▶ _GIVEN PROBLEM_:
Repeat all the material exactly; pictures stay out of your copy.

________

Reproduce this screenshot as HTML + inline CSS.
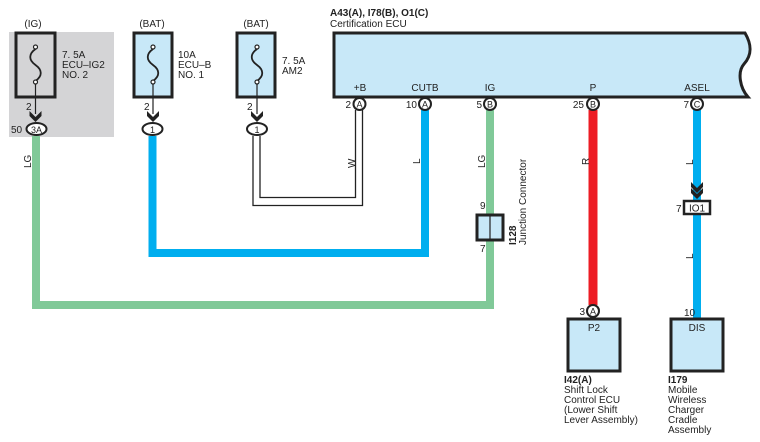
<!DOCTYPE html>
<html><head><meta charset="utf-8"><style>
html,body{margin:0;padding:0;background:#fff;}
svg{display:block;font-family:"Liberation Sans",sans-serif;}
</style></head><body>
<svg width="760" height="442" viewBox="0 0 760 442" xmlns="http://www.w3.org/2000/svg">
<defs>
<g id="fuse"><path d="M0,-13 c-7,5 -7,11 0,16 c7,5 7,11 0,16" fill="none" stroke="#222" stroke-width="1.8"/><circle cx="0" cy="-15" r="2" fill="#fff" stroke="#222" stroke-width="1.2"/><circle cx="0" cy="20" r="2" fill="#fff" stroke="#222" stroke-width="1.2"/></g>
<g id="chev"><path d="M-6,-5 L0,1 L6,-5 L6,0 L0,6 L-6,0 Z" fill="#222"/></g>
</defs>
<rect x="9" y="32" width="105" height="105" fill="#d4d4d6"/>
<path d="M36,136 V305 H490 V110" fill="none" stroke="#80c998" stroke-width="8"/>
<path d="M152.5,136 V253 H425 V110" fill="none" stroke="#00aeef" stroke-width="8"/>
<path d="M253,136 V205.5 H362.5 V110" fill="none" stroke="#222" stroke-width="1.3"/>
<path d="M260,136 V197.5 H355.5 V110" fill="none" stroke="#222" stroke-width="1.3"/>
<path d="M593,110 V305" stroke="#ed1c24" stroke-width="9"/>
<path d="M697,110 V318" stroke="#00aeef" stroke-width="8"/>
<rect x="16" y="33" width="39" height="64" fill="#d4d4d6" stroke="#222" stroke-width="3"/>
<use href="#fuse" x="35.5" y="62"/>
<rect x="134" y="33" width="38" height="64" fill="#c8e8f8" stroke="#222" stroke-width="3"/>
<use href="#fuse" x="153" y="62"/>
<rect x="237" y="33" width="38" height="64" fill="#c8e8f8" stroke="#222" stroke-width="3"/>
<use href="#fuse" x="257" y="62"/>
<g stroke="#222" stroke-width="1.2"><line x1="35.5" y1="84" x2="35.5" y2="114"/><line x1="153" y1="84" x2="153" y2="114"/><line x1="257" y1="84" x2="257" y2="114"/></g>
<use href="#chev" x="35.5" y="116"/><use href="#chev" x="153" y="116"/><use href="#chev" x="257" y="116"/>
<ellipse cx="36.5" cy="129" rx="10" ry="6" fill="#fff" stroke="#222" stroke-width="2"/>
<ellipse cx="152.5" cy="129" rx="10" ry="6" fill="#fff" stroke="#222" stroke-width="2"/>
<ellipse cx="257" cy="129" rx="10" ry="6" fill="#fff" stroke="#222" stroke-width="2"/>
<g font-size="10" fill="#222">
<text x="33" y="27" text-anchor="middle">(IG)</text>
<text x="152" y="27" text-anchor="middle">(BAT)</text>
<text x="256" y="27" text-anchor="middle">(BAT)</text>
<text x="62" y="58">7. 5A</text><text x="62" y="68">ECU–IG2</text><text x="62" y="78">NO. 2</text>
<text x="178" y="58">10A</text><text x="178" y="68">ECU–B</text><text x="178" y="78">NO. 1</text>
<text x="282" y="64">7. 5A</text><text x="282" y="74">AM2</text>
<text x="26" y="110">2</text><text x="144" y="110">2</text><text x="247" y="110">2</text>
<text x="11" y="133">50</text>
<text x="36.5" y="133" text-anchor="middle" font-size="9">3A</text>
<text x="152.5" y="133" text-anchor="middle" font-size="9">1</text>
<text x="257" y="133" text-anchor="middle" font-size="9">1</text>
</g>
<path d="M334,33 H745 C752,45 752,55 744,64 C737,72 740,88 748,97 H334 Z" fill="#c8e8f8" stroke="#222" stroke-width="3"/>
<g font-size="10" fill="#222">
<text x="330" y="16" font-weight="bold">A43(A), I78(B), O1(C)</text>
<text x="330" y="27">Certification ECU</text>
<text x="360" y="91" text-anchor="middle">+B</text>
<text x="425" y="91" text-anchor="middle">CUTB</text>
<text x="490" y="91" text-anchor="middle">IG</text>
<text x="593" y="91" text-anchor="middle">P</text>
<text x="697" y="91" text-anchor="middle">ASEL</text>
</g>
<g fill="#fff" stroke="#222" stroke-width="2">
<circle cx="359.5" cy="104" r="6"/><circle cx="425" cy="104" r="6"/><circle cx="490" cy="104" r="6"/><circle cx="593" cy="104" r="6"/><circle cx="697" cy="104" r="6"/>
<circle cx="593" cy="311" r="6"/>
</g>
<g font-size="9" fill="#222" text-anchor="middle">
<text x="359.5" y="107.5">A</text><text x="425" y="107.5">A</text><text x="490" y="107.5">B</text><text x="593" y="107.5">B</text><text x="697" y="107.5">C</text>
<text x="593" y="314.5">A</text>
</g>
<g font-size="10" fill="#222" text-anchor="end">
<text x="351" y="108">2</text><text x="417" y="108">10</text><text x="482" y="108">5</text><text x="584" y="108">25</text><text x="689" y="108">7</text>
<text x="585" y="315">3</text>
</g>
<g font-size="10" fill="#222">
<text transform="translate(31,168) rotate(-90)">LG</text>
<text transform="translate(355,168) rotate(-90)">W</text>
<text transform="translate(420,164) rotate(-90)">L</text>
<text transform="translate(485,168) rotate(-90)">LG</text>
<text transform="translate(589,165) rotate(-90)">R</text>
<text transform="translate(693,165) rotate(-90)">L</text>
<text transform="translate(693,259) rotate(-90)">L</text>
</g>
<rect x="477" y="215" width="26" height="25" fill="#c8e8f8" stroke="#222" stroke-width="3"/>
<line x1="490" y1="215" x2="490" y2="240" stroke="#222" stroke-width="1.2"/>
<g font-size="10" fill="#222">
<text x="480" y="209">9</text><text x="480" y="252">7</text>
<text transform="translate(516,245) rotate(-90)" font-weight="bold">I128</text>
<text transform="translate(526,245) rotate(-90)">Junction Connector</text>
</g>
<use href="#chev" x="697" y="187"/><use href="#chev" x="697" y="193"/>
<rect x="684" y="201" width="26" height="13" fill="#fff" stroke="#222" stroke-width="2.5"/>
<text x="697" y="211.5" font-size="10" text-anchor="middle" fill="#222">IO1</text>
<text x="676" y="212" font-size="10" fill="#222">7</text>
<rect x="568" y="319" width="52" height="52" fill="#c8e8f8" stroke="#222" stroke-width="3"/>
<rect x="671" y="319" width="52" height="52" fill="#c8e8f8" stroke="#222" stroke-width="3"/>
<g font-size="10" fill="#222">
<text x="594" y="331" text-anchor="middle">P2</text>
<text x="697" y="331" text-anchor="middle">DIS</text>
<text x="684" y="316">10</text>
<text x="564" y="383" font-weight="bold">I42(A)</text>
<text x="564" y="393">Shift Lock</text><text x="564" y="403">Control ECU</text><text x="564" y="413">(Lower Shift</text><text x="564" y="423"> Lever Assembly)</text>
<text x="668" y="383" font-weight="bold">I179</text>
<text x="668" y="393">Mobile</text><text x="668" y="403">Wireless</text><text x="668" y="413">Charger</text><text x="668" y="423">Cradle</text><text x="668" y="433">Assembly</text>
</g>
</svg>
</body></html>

________

▶ _RESULT OF THIS EXERCISE_:
Reproduce this screenshot as HTML + inline CSS.
<!DOCTYPE html>
<html><head><meta charset="utf-8"><style>
html,body{margin:0;padding:0;background:#fff;}
svg{display:block;font-family:"Liberation Sans",sans-serif;}
</style></head><body>
<svg width="760" height="442" viewBox="0 0 760 442" xmlns="http://www.w3.org/2000/svg">
<defs>
<g id="fuse"><path d="M0,-13 c-7,5 -7,11 0,16 c7,5 7,11 0,16" fill="none" stroke="#222" stroke-width="1.8"/><circle cx="0" cy="-15" r="2" fill="#fff" stroke="#222" stroke-width="1.2"/><circle cx="0" cy="20" r="2" fill="#fff" stroke="#222" stroke-width="1.2"/></g>
<g id="chev"><path d="M-6,-5 L0,1 L6,-5 L6,0 L0,6 L-6,0 Z" fill="#222"/></g>
</defs>
<rect x="9" y="32" width="105" height="105" fill="#d4d4d6"/>
<path d="M36,136 V305 H490 V110" fill="none" stroke="#80c998" stroke-width="8"/>
<path d="M152.5,136 V253 H425 V110" fill="none" stroke="#00aeef" stroke-width="8"/>
<path d="M253,136 V205.5 H362.5 V110" fill="none" stroke="#222" stroke-width="1.3"/>
<path d="M260,136 V197.5 H355.5 V110" fill="none" stroke="#222" stroke-width="1.3"/>
<path d="M593,110 V305" stroke="#ed1c24" stroke-width="9"/>
<path d="M697,110 V318" stroke="#00aeef" stroke-width="8"/>
<rect x="16" y="33" width="39" height="64" fill="#d4d4d6" stroke="#222" stroke-width="3"/>
<use href="#fuse" x="35.5" y="62"/>
<rect x="134" y="33" width="38" height="64" fill="#c8e8f8" stroke="#222" stroke-width="3"/>
<use href="#fuse" x="153" y="62"/>
<rect x="237" y="33" width="38" height="64" fill="#c8e8f8" stroke="#222" stroke-width="3"/>
<use href="#fuse" x="257" y="62"/>
<g stroke="#222" stroke-width="1.2"><line x1="35.5" y1="84" x2="35.5" y2="114"/><line x1="153" y1="84" x2="153" y2="114"/><line x1="257" y1="84" x2="257" y2="114"/></g>
<use href="#chev" x="35.5" y="116"/><use href="#chev" x="153" y="116"/><use href="#chev" x="257" y="116"/>
<ellipse cx="36.5" cy="129" rx="10" ry="6" fill="#fff" stroke="#222" stroke-width="2"/>
<ellipse cx="152.5" cy="129" rx="10" ry="6" fill="#fff" stroke="#222" stroke-width="2"/>
<ellipse cx="257" cy="129" rx="10" ry="6" fill="#fff" stroke="#222" stroke-width="2"/>
<g font-size="10" fill="#222">
<text x="33" y="27" text-anchor="middle">(IG)</text>
<text x="152" y="27" text-anchor="middle">(BAT)</text>
<text x="256" y="27" text-anchor="middle">(BAT)</text>
<text x="62" y="58">7. 5A</text><text x="62" y="68">ECU–IG2</text><text x="62" y="78">NO. 2</text>
<text x="178" y="58">10A</text><text x="178" y="68">ECU–B</text><text x="178" y="78">NO. 1</text>
<text x="282" y="64">7. 5A</text><text x="282" y="74">AM2</text>
<text x="26" y="110">2</text><text x="144" y="110">2</text><text x="247" y="110">2</text>
<text x="11" y="133">50</text>
<text x="36.5" y="133" text-anchor="middle" font-size="9">3A</text>
<text x="152.5" y="133" text-anchor="middle" font-size="9">1</text>
<text x="257" y="133" text-anchor="middle" font-size="9">1</text>
</g>
<path d="M334,33 H745 C752,45 752,55 744,64 C737,72 740,88 748,97 H334 Z" fill="#c8e8f8" stroke="#222" stroke-width="3"/>
<g font-size="10" fill="#222">
<text x="330" y="16" font-weight="bold">A43(A), I78(B), O1(C)</text>
<text x="330" y="27">Certification ECU</text>
<text x="360" y="91" text-anchor="middle">+B</text>
<text x="425" y="91" text-anchor="middle">CUTB</text>
<text x="490" y="91" text-anchor="middle">IG</text>
<text x="593" y="91" text-anchor="middle">P</text>
<text x="697" y="91" text-anchor="middle">ASEL</text>
</g>
<g fill="#fff" stroke="#222" stroke-width="2">
<circle cx="359.5" cy="104" r="6"/><circle cx="425" cy="104" r="6"/><circle cx="490" cy="104" r="6"/><circle cx="593" cy="104" r="6"/><circle cx="697" cy="104" r="6"/>
<circle cx="593" cy="311" r="6"/>
</g>
<g font-size="9" fill="#222" text-anchor="middle">
<text x="359.5" y="107.5">A</text><text x="425" y="107.5">A</text><text x="490" y="107.5">B</text><text x="593" y="107.5">B</text><text x="697" y="107.5">C</text>
<text x="593" y="314.5">A</text>
</g>
<g font-size="10" fill="#222" text-anchor="end">
<text x="351" y="108">2</text><text x="417" y="108">10</text><text x="482" y="108">5</text><text x="584" y="108">25</text><text x="689" y="108">7</text>
<text x="585" y="315">3</text>
</g>
<g font-size="10" fill="#222">
<text transform="translate(31,168) rotate(-90)">LG</text>
<text transform="translate(355,168) rotate(-90)">W</text>
<text transform="translate(420,164) rotate(-90)">L</text>
<text transform="translate(485,168) rotate(-90)">LG</text>
<text transform="translate(589,165) rotate(-90)">R</text>
<text transform="translate(693,165) rotate(-90)">L</text>
<text transform="translate(693,259) rotate(-90)">L</text>
</g>
<rect x="477" y="215" width="26" height="25" fill="#c8e8f8" stroke="#222" stroke-width="3"/>
<line x1="490" y1="215" x2="490" y2="240" stroke="#222" stroke-width="1.2"/>
<g font-size="10" fill="#222">
<text x="480" y="209">9</text><text x="480" y="252">7</text>
<text transform="translate(516,245) rotate(-90)" font-weight="bold">I128</text>
<text transform="translate(526,245) rotate(-90)">Junction Connector</text>
</g>
<use href="#chev" x="697" y="187"/><use href="#chev" x="697" y="193"/>
<rect x="684" y="201" width="26" height="13" fill="#fff" stroke="#222" stroke-width="2.5"/>
<text x="697" y="211.5" font-size="10" text-anchor="middle" fill="#222">IO1</text>
<text x="676" y="212" font-size="10" fill="#222">7</text>
<rect x="568" y="319" width="52" height="52" fill="#c8e8f8" stroke="#222" stroke-width="3"/>
<rect x="671" y="319" width="52" height="52" fill="#c8e8f8" stroke="#222" stroke-width="3"/>
<g font-size="10" fill="#222">
<text x="594" y="331" text-anchor="middle">P2</text>
<text x="697" y="331" text-anchor="middle">DIS</text>
<text x="684" y="316">10</text>
<text x="564" y="383" font-weight="bold">I42(A)</text>
<text x="564" y="393">Shift Lock</text><text x="564" y="403">Control ECU</text><text x="564" y="413">(Lower Shift</text><text x="564" y="423"> Lever Assembly)</text>
<text x="668" y="383" font-weight="bold">I179</text>
<text x="668" y="393">Mobile</text><text x="668" y="403">Wireless</text><text x="668" y="413">Charger</text><text x="668" y="423">Cradle</text><text x="668" y="433">Assembly</text>
</g>
</svg>
</body></html>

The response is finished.